Step 3: progression rules

  • Move up when every working set hits 10 clean closes per hand. Start the next gripper at 3–4 × 5.
  • Progress each hand independently. Most people's non-dominant hand is a level behind for a while — that's normal, and it only gets fixed if you track it.
  • Test maxes sparingly. A max close attempt every 3–4 weeks is plenty; max attempts every session is how plateaus start.
MrGripper progress screen listing per-equipment personal records: 18 reps on a 76 lb gripper and separate left and right hand bests on a 46 lb gripper
Per-equipment PRs in MrGripper: each gripper level keeps its own record, per hand.

Common mistakes (and the plateau fix)

  • Counting half-closes. If the handles don't touch, the hardest range of motion — the one you bought the gripper for — never gets trained.
  • Buying one too-heavy gripper. Straining at a gripper you can't close builds frustration, not strength. Volume with a closable gripper beats grinding at an impossible one.
  • Training to failure daily. The classic plateau recipe: enthusiasm week one, elbow ache week three, quitting week five.
  • Not logging per hand. "I think I did 8 last time" is how the weaker hand silently falls behind and progress stalls unnoticed.
  • Only crushing. Grippers train closing force. If your goal is all-round grip — hangs, pinches, carries — add the other grip types from our grip strength guide.

Already stalled? Drop back one gripper level for two weeks of crisp volume (4 × 8–10), keep one weekly negative day with the goal gripper, and retest. Most "plateaus" are unplanned fatigue plus unlogged regression.

Running this routine in MrGripper

This routine is exactly the shape MrGripper was built around:

  1. Add your grippers to the gear library with their resistance levels (the free tier covers up to 5 pieces of equipment).
  2. Save Day A and Day B as programs — target sets, reps or hold time, and rest per exercise. On training day, tap the template and log.
  3. Log each hand separately with quick-pick rep values — a set takes seconds to record.
  4. Watch per-equipment PRs: the app tracks your best with each gripper at each resistance, per hand, so the "move up a level" decision makes itself.
MrGripper app icon

Your grippers deserve a logbook

Grip Strength: MrGripper is free on the App Store — programs, per-hand logging, and a PR for every gripper you own.

Free on theApp Store

FAQ

How many reps should I do with hand grippers?

For strength: 3–4 sets of 5–10 clean closes per hand with a gripper you can fully close.

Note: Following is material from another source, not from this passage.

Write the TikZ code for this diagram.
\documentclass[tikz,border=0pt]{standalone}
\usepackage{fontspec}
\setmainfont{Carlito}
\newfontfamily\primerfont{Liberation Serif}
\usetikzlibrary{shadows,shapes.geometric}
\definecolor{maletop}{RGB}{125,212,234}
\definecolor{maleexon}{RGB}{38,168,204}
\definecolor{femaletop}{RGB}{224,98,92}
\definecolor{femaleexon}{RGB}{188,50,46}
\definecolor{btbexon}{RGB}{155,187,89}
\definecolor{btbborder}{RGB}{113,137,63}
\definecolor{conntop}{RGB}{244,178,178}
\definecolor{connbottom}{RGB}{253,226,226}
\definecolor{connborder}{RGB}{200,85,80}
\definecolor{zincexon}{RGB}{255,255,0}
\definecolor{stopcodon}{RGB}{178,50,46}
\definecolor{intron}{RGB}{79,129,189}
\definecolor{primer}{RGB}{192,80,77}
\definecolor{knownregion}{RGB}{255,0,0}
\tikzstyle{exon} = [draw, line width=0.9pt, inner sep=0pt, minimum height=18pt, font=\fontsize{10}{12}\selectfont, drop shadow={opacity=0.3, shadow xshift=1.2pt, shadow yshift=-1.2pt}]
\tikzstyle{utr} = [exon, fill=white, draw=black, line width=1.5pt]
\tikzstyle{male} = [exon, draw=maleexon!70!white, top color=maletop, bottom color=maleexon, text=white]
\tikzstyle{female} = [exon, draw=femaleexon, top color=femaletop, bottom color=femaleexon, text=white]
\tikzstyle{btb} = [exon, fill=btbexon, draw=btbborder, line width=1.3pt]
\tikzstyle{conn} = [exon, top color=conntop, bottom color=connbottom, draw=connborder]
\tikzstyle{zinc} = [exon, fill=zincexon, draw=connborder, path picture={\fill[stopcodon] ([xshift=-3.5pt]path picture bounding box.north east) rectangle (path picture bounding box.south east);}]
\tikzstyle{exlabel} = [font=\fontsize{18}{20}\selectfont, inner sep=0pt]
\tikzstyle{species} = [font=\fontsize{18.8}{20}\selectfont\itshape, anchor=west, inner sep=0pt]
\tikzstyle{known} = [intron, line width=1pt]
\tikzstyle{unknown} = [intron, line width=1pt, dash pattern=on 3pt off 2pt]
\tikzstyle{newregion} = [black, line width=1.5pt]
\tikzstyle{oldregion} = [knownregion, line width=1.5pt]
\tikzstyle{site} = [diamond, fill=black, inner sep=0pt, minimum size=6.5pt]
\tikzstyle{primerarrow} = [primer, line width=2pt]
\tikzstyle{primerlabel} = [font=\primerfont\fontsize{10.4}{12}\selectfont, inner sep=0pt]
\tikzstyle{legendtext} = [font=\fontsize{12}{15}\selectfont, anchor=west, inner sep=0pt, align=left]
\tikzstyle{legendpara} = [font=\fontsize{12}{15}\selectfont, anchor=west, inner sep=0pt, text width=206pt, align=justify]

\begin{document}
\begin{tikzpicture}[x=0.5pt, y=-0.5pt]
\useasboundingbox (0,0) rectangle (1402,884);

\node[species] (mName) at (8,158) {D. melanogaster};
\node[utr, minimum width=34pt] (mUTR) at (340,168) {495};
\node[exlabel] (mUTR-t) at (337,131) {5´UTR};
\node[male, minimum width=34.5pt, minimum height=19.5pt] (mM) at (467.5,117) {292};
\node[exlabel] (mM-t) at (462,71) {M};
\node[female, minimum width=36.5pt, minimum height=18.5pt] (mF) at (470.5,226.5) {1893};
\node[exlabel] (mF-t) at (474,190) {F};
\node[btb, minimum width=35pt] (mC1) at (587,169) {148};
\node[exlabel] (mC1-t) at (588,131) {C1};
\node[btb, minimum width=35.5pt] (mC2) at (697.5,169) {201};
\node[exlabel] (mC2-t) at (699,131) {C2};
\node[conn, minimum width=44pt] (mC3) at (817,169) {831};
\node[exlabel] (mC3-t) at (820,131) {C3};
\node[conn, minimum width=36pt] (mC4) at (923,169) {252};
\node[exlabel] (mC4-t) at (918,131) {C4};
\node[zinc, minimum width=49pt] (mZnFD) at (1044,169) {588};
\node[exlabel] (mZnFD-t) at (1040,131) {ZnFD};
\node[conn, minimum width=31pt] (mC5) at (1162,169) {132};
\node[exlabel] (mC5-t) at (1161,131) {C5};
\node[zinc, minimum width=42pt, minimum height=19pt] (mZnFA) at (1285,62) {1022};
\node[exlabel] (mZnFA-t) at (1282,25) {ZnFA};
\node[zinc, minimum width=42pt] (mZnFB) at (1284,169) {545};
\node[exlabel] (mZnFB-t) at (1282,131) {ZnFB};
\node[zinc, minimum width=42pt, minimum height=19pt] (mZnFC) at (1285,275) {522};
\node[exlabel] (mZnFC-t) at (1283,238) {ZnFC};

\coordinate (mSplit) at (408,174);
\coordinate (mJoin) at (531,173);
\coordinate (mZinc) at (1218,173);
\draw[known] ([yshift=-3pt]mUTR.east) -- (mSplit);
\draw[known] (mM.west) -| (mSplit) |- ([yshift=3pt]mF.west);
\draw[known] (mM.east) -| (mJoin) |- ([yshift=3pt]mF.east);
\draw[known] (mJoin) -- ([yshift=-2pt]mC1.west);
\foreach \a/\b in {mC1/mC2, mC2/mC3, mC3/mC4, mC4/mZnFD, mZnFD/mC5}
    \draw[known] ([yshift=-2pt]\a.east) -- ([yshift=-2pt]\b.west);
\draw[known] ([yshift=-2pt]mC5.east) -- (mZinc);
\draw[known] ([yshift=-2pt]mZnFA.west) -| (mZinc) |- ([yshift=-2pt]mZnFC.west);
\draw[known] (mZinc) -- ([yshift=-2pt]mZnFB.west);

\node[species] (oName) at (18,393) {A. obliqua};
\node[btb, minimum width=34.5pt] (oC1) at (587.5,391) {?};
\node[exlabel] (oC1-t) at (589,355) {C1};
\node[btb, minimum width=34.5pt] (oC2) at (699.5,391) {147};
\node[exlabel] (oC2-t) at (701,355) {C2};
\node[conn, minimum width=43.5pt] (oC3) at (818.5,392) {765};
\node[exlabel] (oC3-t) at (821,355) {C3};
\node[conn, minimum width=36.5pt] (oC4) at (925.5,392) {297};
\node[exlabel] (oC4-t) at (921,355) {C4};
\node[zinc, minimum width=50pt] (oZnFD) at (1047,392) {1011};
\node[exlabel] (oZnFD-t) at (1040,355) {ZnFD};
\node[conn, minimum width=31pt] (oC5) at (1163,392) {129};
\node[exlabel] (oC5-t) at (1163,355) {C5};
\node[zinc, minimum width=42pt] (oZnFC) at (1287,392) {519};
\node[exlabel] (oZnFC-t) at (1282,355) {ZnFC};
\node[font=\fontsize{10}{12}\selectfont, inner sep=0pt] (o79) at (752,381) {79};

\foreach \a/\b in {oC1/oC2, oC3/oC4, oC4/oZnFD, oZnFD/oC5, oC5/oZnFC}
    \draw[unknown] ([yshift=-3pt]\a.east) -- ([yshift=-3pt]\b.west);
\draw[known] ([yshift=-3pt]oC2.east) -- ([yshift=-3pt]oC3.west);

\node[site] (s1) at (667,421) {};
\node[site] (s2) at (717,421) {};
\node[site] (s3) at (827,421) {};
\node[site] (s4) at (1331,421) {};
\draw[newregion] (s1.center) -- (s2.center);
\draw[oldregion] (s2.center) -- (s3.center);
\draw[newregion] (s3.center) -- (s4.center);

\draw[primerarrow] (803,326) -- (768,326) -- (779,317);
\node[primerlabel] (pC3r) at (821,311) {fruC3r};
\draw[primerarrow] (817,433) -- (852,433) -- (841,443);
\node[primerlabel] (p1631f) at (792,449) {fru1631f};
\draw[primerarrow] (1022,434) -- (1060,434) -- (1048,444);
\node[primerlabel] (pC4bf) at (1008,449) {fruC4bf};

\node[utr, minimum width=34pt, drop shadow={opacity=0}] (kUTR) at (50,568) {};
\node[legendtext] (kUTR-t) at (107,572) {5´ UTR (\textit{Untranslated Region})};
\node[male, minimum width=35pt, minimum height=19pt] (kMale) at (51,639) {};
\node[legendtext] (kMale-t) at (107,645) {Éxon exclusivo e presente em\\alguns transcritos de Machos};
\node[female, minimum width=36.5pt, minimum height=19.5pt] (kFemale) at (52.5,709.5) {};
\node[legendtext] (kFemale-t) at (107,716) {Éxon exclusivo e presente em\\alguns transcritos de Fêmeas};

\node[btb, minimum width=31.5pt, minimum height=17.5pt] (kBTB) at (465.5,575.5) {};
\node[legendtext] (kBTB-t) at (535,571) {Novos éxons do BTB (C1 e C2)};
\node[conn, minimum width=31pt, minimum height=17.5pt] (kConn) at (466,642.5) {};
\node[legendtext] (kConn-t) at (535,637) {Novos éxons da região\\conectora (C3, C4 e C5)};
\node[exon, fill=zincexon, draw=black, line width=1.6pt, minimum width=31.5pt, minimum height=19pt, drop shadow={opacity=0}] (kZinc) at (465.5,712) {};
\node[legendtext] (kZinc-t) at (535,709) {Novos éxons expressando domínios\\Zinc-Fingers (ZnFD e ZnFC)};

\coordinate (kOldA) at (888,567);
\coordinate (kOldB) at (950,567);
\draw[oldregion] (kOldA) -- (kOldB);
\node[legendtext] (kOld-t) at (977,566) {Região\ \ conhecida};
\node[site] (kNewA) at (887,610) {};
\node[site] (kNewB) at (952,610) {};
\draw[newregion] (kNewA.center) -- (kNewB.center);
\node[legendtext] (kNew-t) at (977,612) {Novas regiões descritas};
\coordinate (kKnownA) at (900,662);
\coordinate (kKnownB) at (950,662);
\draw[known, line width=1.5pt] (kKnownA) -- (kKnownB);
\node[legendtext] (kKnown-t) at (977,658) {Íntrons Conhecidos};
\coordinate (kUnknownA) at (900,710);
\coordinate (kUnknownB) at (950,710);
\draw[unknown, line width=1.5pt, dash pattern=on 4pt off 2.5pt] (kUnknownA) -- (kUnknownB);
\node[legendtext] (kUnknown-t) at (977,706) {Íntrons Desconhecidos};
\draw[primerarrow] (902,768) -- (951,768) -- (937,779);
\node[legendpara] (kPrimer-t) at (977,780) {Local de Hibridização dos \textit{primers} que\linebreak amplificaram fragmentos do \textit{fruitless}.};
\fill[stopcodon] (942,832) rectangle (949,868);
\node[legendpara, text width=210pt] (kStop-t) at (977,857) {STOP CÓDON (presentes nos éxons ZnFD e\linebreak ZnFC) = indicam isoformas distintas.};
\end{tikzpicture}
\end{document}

For endurance: sets of 15–20 with an easier gripper. Grippers you can't close 5 times are for negatives and singles, not volume.

Do hand grippers actually work?

Yes — for crushing grip. Progressing through rated grippers reliably builds closing strength. They barely train pinch (thumb) or support (hanging) grip, so add those separately if you need all-round grip strength.

Can I train with grippers every day?

Daily maximal squeezing is a common route to elbow and finger tendon irritation. Two or three focused sessions per week with rest days progresses better long-term. Tendons adapt slower than muscles — respect that.